Recursive folder content lists in OSX

Every now and then you’re really grateful OSX is essentially Unix with a smiley face. Since that allows you to easily get under the hood for those “should be simple” tasks.
For this one, I needed to produce a list of files within a collection of folders which, for demonstration purposes, we’ll call media files.

Recursive file list

This is easy:

  1. Open a terminal window
  2. Type cd (there’s a space after ‘cd’)
  3. Drag the folder you want to start from into the terminal window. It should then complete the path automagically.
  4. Press Enter to navigate to the selected folder.
  5. Enter the command ls -RF > list.txt

This will produce a list of all files in the directory, and subdirectories, as list.txt in the starting directory. Feel free to give it a more useful name.

Once more, with filters

So now you’ve got a list of all the files in the folders.
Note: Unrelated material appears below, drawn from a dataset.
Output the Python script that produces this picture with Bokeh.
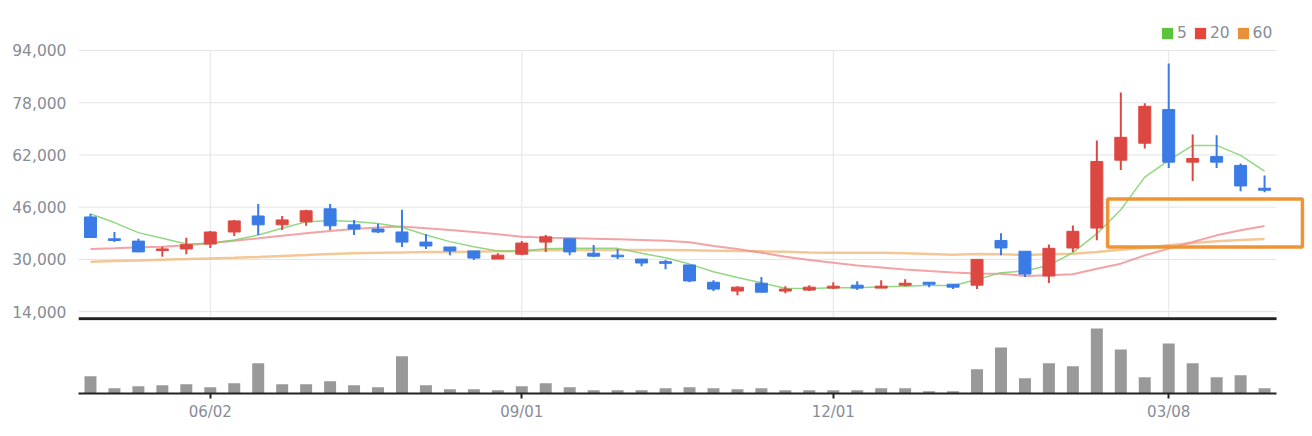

But if you want to find a subset based on filename (say, for example, the list of media files identified in the title as being 2009 releases) then use the wonders of unix to ‘pipe’ the file list to GREP to filter it before writing the file:

ls -RF | grep '2009' > 2009.txt

This will produce a list of only those files with ’2009′ somewhere in the title.

Advanced options

Armed with LS and GREP you can pretty much produce any subset of any folder set you require. Enjoy!